The BB gun wars you've mentioned seem a bit x-treme, cant say we ever did such. We did however have those .177 pellet pump guns, Crossman I think was the brand name. My middle school principle lived directly behind us, I remember shooting at some target and missing and hitting his bathroom window. Yup, I ran and hid, he found me as you might imagine. Anyway, he brought me and my parents to his house and inside to the bathroom to show the damage. Yup, he was pissed (literally), as it turns out, he was taking a piss at the time the window exploded, his wife was holding back tears of laughter while he remained serious, as it turns out he ended up pissing on most everything in the bathroom. Funny now, but I was only about 8 or 9 and had not yet made it to middle school, I was terrified of what plans he had for me and all the time he had to think of what he was going to do to me when I got there.

Anyway, no BB gun wars, the most violent war games we had growing up were w/bottle rockets and firecrackers, those little f**kers hurt!

 
Oh yeah! BB gun fights in the woods, swamp hiking daring snakes and quicksand, taking "borrowed" boats on the bay, digging 100' tunnels, launching pop bottle rockets at each other' forts, firecrakers as grenades, jumping cliffs off of bicycles, grabbing car bumpers while on skate wheels nailed to a board, etc....

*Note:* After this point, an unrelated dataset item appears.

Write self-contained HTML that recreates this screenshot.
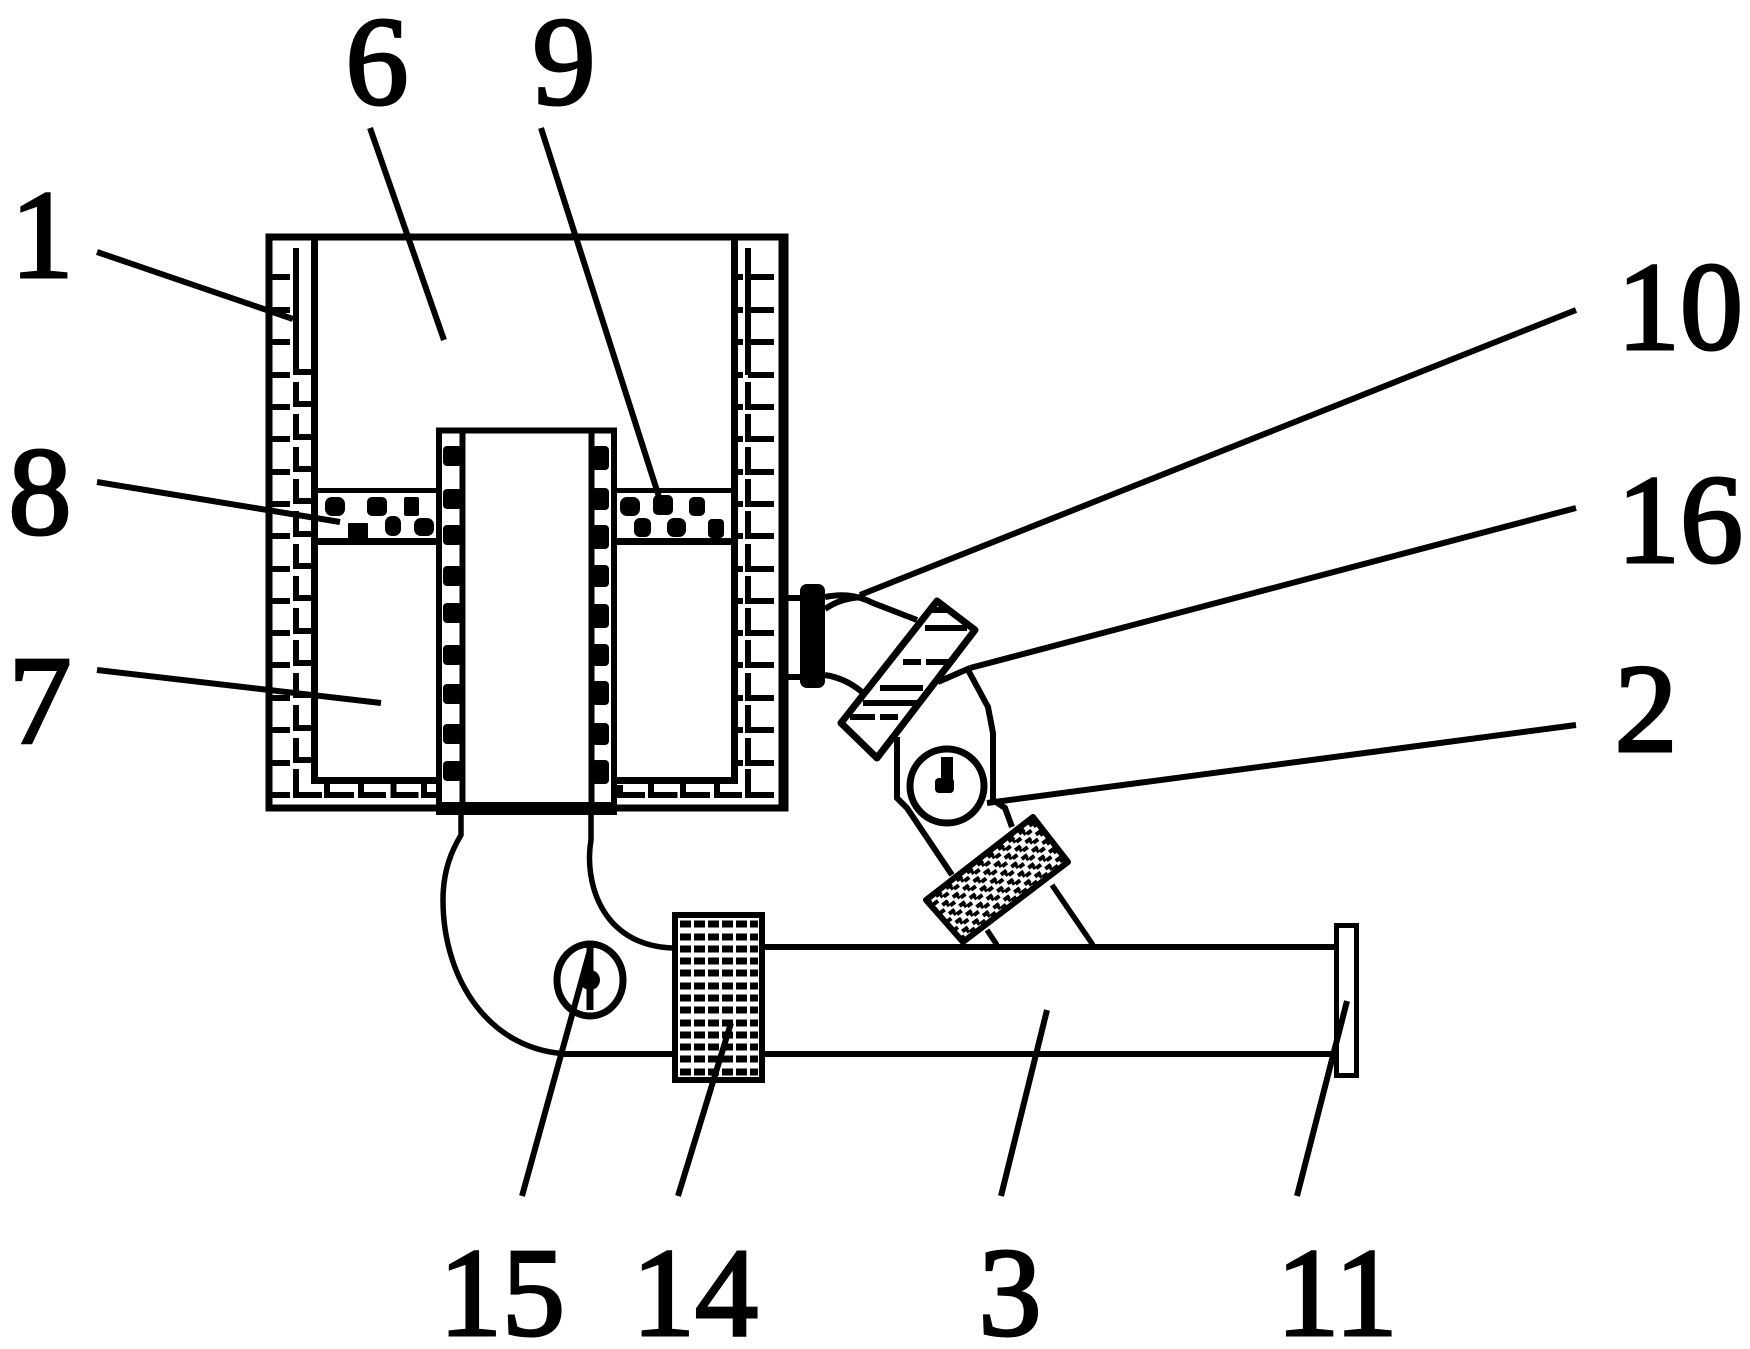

the memories.... and we survived!(because Mom never knew)

 
I forgot about riding the piece of plywood 15 miles down the St Croix till we finally gat taken in by a houseboat as we approached the Mississippi intersection. Course, I did that when I was 33.

 
I imagine we could start a whole other thread on the even stupider things we did when we discovered drugs and alcohol... :D

 
Thanks GB, it is halirious, can't belive I did all that stuff.

Lead paint on the crib beads, that explains it. :dribble:

Still, don't understand how anyone can sat in front of the TV all day, life is much more interesting,and yeah, I'm the kid that got the same BB gun three X-mas in a row. Took me two years to learn not to get caught.